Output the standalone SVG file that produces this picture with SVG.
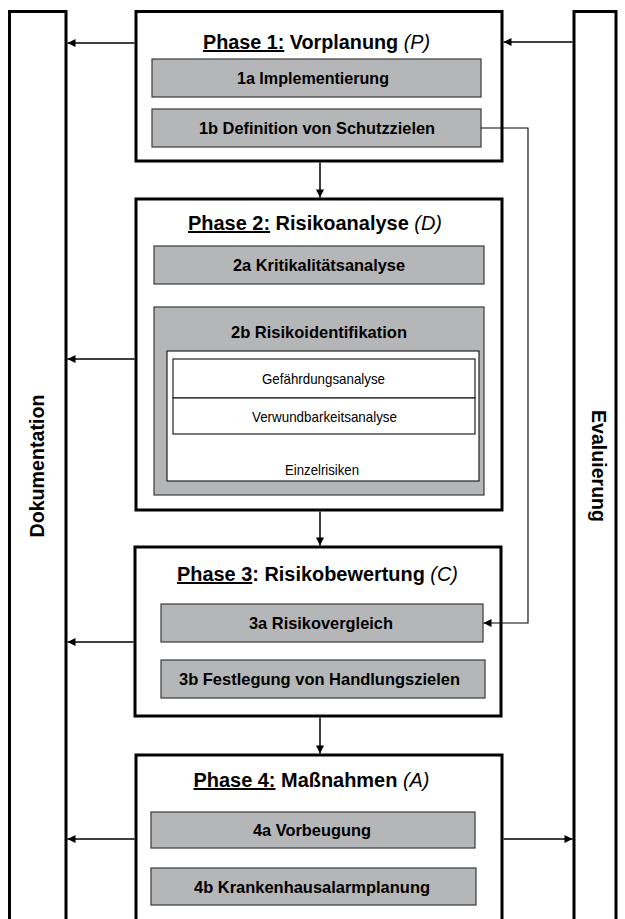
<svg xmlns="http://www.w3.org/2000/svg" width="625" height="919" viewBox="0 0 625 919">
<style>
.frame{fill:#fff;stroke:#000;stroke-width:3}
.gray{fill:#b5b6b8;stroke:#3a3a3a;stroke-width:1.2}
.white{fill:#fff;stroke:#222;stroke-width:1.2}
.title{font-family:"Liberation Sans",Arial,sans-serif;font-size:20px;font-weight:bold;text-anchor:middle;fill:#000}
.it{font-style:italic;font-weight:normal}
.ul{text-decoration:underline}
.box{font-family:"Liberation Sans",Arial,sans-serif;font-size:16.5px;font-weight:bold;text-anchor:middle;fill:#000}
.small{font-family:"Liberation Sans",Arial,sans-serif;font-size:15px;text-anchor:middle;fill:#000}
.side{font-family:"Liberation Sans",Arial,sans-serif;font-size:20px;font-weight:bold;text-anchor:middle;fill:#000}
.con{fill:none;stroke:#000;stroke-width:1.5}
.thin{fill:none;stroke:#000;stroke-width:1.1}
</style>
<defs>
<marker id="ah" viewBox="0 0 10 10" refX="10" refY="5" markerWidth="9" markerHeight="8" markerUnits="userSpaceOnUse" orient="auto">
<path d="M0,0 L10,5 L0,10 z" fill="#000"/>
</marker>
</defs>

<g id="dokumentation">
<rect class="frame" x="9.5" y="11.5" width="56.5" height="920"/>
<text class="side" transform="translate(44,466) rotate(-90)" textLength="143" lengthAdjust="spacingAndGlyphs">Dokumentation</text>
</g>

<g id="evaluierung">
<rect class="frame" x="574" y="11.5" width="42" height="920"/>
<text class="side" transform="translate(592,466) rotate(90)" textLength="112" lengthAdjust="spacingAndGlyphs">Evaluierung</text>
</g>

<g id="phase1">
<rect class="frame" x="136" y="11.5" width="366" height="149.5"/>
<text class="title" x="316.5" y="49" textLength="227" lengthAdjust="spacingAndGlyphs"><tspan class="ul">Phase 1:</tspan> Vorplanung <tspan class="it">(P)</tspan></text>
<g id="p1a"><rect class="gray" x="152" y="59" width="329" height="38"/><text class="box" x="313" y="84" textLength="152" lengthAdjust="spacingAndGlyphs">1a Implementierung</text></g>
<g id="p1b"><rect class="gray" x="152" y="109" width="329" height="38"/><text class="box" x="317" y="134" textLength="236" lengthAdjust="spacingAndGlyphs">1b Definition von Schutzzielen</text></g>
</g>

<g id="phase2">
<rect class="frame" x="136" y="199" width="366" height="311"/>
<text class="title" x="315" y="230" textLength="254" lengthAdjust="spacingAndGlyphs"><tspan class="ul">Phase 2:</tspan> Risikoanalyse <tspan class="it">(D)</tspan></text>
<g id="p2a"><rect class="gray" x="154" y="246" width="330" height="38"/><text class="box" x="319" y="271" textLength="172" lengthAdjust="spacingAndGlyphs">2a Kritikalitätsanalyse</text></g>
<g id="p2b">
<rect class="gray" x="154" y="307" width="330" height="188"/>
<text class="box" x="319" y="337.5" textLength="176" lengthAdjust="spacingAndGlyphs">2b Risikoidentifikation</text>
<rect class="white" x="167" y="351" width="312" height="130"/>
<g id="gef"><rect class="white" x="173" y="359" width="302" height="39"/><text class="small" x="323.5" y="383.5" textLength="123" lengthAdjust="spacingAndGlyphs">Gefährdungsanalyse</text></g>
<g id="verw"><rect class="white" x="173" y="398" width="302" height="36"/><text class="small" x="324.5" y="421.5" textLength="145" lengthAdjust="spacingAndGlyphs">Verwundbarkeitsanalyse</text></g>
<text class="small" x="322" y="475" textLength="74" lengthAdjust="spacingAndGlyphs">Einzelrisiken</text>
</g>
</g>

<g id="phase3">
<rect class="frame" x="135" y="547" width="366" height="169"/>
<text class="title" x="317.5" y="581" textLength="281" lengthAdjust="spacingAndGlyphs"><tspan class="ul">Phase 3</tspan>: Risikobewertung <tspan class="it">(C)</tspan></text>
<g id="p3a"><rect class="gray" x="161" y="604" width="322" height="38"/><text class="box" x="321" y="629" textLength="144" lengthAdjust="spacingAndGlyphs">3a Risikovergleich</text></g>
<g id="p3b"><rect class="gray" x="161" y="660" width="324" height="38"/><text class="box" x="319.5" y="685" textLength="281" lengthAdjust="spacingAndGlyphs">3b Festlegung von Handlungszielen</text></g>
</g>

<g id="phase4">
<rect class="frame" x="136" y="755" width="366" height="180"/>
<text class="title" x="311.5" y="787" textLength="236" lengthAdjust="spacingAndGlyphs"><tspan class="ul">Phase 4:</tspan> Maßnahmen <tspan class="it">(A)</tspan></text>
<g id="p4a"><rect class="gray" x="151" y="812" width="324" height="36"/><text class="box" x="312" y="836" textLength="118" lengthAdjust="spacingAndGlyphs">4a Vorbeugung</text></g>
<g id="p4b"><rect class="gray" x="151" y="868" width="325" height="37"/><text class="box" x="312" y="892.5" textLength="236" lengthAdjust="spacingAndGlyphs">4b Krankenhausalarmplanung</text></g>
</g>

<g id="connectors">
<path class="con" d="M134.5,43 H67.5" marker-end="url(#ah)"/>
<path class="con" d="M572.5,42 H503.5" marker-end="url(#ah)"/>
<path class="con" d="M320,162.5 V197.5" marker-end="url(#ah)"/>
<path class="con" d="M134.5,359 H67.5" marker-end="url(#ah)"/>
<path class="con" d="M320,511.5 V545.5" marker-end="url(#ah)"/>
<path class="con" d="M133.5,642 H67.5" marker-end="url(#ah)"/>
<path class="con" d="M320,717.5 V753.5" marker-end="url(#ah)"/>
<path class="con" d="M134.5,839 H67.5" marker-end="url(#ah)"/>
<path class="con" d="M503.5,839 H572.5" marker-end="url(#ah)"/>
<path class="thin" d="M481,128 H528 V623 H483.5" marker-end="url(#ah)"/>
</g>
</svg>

● ● ● ● ● ● ●

■ Goal of the exercise:
Do not copy the pictures, but repeat every line exactly.

■ Output for this exercise:
Output the standalone SVG file that produces this picture with SVG.
<svg xmlns="http://www.w3.org/2000/svg" width="625" height="919" viewBox="0 0 625 919">
<style>
.frame{fill:#fff;stroke:#000;stroke-width:3}
.gray{fill:#b5b6b8;stroke:#3a3a3a;stroke-width:1.2}
.white{fill:#fff;stroke:#222;stroke-width:1.2}
.title{font-family:"Liberation Sans",Arial,sans-serif;font-size:20px;font-weight:bold;text-anchor:middle;fill:#000}
.it{font-style:italic;font-weight:normal}
.ul{text-decoration:underline}
.box{font-family:"Liberation Sans",Arial,sans-serif;font-size:16.5px;font-weight:bold;text-anchor:middle;fill:#000}
.small{font-family:"Liberation Sans",Arial,sans-serif;font-size:15px;text-anchor:middle;fill:#000}
.side{font-family:"Liberation Sans",Arial,sans-serif;font-size:20px;font-weight:bold;text-anchor:middle;fill:#000}
.con{fill:none;stroke:#000;stroke-width:1.5}
.thin{fill:none;stroke:#000;stroke-width:1.1}
</style>
<defs>
<marker id="ah" viewBox="0 0 10 10" refX="10" refY="5" markerWidth="9" markerHeight="8" markerUnits="userSpaceOnUse" orient="auto">
<path d="M0,0 L10,5 L0,10 z" fill="#000"/>
</marker>
</defs>

<g id="dokumentation">
<rect class="frame" x="9.5" y="11.5" width="56.5" height="920"/>
<text class="side" transform="translate(44,466) rotate(-90)" textLength="143" lengthAdjust="spacingAndGlyphs">Dokumentation</text>
</g>

<g id="evaluierung">
<rect class="frame" x="574" y="11.5" width="42" height="920"/>
<text class="side" transform="translate(592,466) rotate(90)" textLength="112" lengthAdjust="spacingAndGlyphs">Evaluierung</text>
</g>

<g id="phase1">
<rect class="frame" x="136" y="11.5" width="366" height="149.5"/>
<text class="title" x="316.5" y="49" textLength="227" lengthAdjust="spacingAndGlyphs"><tspan class="ul">Phase 1:</tspan> Vorplanung <tspan class="it">(P)</tspan></text>
<g id="p1a"><rect class="gray" x="152" y="59" width="329" height="38"/><text class="box" x="313" y="84" textLength="152" lengthAdjust="spacingAndGlyphs">1a Implementierung</text></g>
<g id="p1b"><rect class="gray" x="152" y="109" width="329" height="38"/><text class="box" x="317" y="134" textLength="236" lengthAdjust="spacingAndGlyphs">1b Definition von Schutzzielen</text></g>
</g>

<g id="phase2">
<rect class="frame" x="136" y="199" width="366" height="311"/>
<text class="title" x="315" y="230" textLength="254" lengthAdjust="spacingAndGlyphs"><tspan class="ul">Phase 2:</tspan> Risikoanalyse <tspan class="it">(D)</tspan></text>
<g id="p2a"><rect class="gray" x="154" y="246" width="330" height="38"/><text class="box" x="319" y="271" textLength="172" lengthAdjust="spacingAndGlyphs">2a Kritikalitätsanalyse</text></g>
<g id="p2b">
<rect class="gray" x="154" y="307" width="330" height="188"/>
<text class="box" x="319" y="337.5" textLength="176" lengthAdjust="spacingAndGlyphs">2b Risikoidentifikation</text>
<rect class="white" x="167" y="351" width="312" height="130"/>
<g id="gef"><rect class="white" x="173" y="359" width="302" height="39"/><text class="small" x="323.5" y="383.5" textLength="123" lengthAdjust="spacingAndGlyphs">Gefährdungsanalyse</text></g>
<g id="verw"><rect class="white" x="173" y="398" width="302" height="36"/><text class="small" x="324.5" y="421.5" textLength="145" lengthAdjust="spacingAndGlyphs">Verwundbarkeitsanalyse</text></g>
<text class="small" x="322" y="475" textLength="74" lengthAdjust="spacingAndGlyphs">Einzelrisiken</text>
</g>
</g>

<g id="phase3">
<rect class="frame" x="135" y="547" width="366" height="169"/>
<text class="title" x="317.5" y="581" textLength="281" lengthAdjust="spacingAndGlyphs"><tspan class="ul">Phase 3</tspan>: Risikobewertung <tspan class="it">(C)</tspan></text>
<g id="p3a"><rect class="gray" x="161" y="604" width="322" height="38"/><text class="box" x="321" y="629" textLength="144" lengthAdjust="spacingAndGlyphs">3a Risikovergleich</text></g>
<g id="p3b"><rect class="gray" x="161" y="660" width="324" height="38"/><text class="box" x="319.5" y="685" textLength="281" lengthAdjust="spacingAndGlyphs">3b Festlegung von Handlungszielen</text></g>
</g>

<g id="phase4">
<rect class="frame" x="136" y="755" width="366" height="180"/>
<text class="title" x="311.5" y="787" textLength="236" lengthAdjust="spacingAndGlyphs"><tspan class="ul">Phase 4:</tspan> Maßnahmen <tspan class="it">(A)</tspan></text>
<g id="p4a"><rect class="gray" x="151" y="812" width="324" height="36"/><text class="box" x="312" y="836" textLength="118" lengthAdjust="spacingAndGlyphs">4a Vorbeugung</text></g>
<g id="p4b"><rect class="gray" x="151" y="868" width="325" height="37"/><text class="box" x="312" y="892.5" textLength="236" lengthAdjust="spacingAndGlyphs">4b Krankenhausalarmplanung</text></g>
</g>

<g id="connectors">
<path class="con" d="M134.5,43 H67.5" marker-end="url(#ah)"/>
<path class="con" d="M572.5,42 H503.5" marker-end="url(#ah)"/>
<path class="con" d="M320,162.5 V197.5" marker-end="url(#ah)"/>
<path class="con" d="M134.5,359 H67.5" marker-end="url(#ah)"/>
<path class="con" d="M320,511.5 V545.5" marker-end="url(#ah)"/>
<path class="con" d="M133.5,642 H67.5" marker-end="url(#ah)"/>
<path class="con" d="M320,717.5 V753.5" marker-end="url(#ah)"/>
<path class="con" d="M134.5,839 H67.5" marker-end="url(#ah)"/>
<path class="con" d="M503.5,839 H572.5" marker-end="url(#ah)"/>
<path class="thin" d="M481,128 H528 V623 H483.5" marker-end="url(#ah)"/>
</g>
</svg>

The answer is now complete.